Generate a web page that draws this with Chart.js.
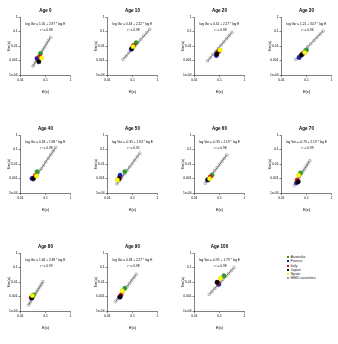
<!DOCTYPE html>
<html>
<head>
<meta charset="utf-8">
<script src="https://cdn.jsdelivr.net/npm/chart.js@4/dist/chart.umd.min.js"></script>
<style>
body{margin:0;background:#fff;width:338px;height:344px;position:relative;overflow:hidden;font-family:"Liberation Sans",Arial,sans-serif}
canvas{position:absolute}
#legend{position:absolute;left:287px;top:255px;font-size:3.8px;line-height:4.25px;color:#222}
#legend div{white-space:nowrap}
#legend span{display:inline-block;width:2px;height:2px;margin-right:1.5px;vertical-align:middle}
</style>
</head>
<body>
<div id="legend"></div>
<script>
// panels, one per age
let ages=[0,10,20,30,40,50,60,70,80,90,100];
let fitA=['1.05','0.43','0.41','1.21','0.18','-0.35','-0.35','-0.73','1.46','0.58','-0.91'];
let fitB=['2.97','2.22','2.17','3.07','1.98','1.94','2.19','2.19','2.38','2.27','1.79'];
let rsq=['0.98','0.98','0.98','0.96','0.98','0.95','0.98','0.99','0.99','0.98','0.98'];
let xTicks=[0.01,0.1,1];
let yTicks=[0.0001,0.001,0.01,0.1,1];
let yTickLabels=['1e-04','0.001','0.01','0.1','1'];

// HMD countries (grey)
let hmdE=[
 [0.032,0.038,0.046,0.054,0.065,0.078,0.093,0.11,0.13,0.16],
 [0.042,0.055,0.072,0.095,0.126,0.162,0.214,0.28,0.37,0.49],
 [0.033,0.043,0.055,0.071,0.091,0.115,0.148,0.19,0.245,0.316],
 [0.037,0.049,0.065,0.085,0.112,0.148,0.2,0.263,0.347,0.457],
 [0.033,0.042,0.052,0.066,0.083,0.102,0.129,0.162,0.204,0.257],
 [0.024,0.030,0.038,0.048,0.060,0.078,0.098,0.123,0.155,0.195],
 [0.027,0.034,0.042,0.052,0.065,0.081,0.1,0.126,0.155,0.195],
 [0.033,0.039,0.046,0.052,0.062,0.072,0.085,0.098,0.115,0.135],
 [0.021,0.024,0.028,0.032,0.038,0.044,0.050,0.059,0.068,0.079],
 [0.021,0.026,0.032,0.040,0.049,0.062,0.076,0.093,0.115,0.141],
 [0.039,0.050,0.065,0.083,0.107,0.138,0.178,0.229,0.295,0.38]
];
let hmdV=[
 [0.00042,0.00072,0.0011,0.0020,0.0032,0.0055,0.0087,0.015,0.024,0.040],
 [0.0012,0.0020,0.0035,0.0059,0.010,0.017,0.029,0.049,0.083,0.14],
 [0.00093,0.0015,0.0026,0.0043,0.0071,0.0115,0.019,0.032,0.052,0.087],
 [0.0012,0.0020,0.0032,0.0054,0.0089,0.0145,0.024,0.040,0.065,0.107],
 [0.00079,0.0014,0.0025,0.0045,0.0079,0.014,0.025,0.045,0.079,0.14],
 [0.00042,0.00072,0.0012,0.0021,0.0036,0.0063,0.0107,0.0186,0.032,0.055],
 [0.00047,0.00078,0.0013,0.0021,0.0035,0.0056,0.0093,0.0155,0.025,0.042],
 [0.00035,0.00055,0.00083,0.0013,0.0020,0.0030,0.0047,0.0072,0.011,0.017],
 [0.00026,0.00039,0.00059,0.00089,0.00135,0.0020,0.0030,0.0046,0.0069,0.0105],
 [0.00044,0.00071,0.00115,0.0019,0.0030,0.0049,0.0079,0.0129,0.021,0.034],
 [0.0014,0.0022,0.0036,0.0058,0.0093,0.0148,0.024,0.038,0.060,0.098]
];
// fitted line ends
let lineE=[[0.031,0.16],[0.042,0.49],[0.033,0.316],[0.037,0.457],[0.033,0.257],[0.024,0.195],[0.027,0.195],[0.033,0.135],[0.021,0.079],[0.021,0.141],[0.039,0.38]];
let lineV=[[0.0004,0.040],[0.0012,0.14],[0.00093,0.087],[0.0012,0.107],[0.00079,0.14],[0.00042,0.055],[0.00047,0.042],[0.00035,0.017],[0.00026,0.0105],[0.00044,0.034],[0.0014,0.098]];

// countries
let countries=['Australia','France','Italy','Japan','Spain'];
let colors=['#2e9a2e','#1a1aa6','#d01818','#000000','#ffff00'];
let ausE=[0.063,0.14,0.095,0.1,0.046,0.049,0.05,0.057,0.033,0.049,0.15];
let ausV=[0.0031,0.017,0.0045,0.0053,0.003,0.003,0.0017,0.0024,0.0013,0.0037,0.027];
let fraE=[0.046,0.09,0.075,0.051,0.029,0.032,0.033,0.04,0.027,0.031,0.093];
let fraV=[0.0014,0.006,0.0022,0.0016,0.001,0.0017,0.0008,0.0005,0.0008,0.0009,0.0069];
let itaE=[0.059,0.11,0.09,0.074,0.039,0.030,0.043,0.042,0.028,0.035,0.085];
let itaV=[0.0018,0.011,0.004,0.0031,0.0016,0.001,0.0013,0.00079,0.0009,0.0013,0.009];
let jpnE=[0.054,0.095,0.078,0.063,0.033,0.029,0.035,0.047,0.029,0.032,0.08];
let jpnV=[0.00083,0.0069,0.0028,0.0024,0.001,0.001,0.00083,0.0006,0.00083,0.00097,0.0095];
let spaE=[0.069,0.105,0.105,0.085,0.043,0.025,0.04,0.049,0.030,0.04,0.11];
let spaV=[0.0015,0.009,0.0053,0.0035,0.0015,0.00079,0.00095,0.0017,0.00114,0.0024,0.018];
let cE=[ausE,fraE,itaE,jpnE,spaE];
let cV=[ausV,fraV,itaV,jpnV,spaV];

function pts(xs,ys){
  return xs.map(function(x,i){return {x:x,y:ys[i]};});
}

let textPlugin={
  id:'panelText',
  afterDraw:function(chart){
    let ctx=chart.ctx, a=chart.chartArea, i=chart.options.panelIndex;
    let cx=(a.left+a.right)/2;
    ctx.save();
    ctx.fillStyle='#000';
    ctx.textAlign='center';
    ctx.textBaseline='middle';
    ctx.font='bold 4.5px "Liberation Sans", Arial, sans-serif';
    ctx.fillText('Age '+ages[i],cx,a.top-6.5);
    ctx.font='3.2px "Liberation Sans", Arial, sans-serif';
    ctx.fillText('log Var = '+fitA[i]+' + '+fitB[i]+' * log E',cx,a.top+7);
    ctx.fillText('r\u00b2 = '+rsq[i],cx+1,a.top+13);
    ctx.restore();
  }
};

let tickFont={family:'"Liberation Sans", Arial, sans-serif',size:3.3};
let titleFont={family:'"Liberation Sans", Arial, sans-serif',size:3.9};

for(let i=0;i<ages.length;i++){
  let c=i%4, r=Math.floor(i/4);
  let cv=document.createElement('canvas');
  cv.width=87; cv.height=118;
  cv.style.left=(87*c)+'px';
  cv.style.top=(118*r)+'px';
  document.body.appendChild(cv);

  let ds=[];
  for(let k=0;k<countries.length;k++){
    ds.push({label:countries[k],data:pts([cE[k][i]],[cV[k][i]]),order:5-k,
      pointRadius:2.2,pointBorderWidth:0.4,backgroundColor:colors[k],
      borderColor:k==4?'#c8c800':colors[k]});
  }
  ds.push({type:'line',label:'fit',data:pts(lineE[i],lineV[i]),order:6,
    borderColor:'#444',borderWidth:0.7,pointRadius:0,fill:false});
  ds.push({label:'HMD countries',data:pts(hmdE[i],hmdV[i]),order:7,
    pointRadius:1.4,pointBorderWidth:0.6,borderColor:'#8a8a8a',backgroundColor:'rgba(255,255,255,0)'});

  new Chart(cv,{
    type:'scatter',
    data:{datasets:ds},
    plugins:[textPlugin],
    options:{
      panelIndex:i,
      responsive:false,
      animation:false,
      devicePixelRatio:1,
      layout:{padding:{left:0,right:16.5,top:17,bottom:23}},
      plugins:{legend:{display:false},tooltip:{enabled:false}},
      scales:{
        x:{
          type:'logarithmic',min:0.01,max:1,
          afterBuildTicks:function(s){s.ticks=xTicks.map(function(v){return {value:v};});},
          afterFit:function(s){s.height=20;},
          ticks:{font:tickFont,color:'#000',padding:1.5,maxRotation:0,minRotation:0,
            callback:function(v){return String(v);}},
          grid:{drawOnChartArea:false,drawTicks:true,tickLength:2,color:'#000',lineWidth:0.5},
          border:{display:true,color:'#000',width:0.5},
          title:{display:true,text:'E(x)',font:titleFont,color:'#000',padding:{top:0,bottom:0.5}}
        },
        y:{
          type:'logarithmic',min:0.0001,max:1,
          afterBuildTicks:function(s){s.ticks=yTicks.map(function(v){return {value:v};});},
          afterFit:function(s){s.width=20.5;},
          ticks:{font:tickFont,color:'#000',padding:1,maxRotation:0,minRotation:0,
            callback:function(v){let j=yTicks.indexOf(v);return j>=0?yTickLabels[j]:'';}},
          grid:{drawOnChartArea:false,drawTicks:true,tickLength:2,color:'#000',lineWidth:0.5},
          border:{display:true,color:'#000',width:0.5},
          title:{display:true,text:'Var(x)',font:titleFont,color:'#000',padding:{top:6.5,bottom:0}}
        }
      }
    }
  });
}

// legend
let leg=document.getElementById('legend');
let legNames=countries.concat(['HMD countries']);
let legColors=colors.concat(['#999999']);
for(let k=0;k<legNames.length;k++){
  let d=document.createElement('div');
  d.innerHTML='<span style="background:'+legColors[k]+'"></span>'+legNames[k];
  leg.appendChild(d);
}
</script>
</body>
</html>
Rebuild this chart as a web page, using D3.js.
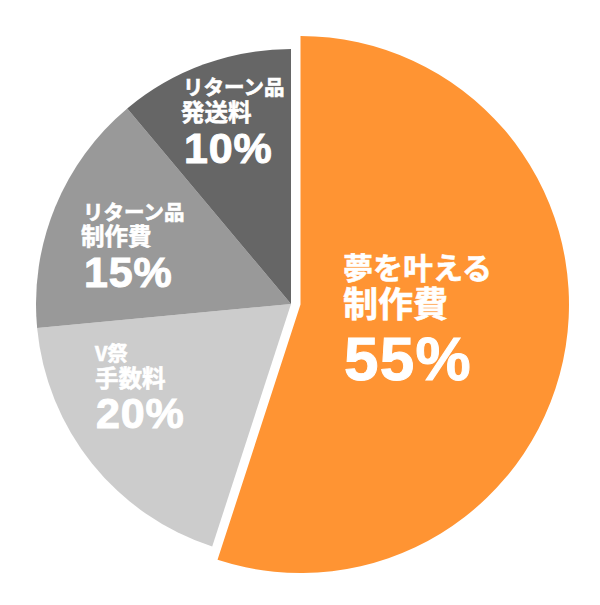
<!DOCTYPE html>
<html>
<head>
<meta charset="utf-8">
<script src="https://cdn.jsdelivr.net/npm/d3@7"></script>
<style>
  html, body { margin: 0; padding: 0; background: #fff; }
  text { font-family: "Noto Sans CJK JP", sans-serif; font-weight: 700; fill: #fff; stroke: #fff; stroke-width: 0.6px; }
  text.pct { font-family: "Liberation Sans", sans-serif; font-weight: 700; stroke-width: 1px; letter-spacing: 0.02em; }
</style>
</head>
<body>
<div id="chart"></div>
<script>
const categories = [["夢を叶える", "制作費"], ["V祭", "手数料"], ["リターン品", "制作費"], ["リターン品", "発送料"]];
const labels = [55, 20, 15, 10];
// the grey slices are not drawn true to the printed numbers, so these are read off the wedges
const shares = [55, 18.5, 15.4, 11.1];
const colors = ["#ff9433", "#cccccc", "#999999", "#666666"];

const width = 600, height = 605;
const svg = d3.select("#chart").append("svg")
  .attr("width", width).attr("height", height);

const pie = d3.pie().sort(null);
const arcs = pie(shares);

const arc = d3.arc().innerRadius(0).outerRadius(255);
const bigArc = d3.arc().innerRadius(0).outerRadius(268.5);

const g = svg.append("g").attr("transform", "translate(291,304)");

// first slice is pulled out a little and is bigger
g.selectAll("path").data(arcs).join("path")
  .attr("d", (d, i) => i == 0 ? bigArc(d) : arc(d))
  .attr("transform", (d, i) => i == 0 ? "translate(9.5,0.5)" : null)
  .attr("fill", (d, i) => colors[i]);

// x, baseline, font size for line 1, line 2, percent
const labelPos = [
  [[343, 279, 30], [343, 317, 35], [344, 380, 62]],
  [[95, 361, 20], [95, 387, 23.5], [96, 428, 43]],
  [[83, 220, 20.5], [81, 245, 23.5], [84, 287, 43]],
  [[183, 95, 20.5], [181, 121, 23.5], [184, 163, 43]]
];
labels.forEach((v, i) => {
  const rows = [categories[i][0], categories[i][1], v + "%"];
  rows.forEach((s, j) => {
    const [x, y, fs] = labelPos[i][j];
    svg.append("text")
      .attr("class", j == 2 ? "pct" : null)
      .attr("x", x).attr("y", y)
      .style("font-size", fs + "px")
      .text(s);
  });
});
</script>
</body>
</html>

■ ■ ■ ■

→ **TASK DESCRIPTION**:
Print everything from the line with "Rebuild this chart" down to the line with "const arcs = pie(shares);" in the entries above, both lines included and nothing more, without the pictures.

→ **COMPLETE ANSWER**:
Rebuild this chart as a web page, using D3.js.
<!DOCTYPE html>
<html>
<head>
<meta charset="utf-8">
<script src="https://cdn.jsdelivr.net/npm/d3@7"></script>
<style>
  html, body { margin: 0; padding: 0; background: #fff; }
  text { font-family: "Noto Sans CJK JP", sans-serif; font-weight: 700; fill: #fff; stroke: #fff; stroke-width: 0.6px; }
  text.pct { font-family: "Liberation Sans", sans-serif; font-weight: 700; stroke-width: 1px; letter-spacing: 0.02em; }
</style>
</head>
<body>
<div id="chart"></div>
<script>
const categories = [["夢を叶える", "制作費"], ["V祭", "手数料"], ["リターン品", "制作費"], ["リターン品", "発送料"]];
const labels = [55, 20, 15, 10];
// the grey slices are not drawn true to the printed numbers, so these are read off the wedges
const shares = [55, 18.5, 15.4, 11.1];
const colors = ["#ff9433", "#cccccc", "#999999", "#666666"];

const width = 600, height = 605;
const svg = d3.select("#chart").append("svg")
  .attr("width", width).attr("height", height);

const pie = d3.pie().sort(null);
const arcs = pie(shares);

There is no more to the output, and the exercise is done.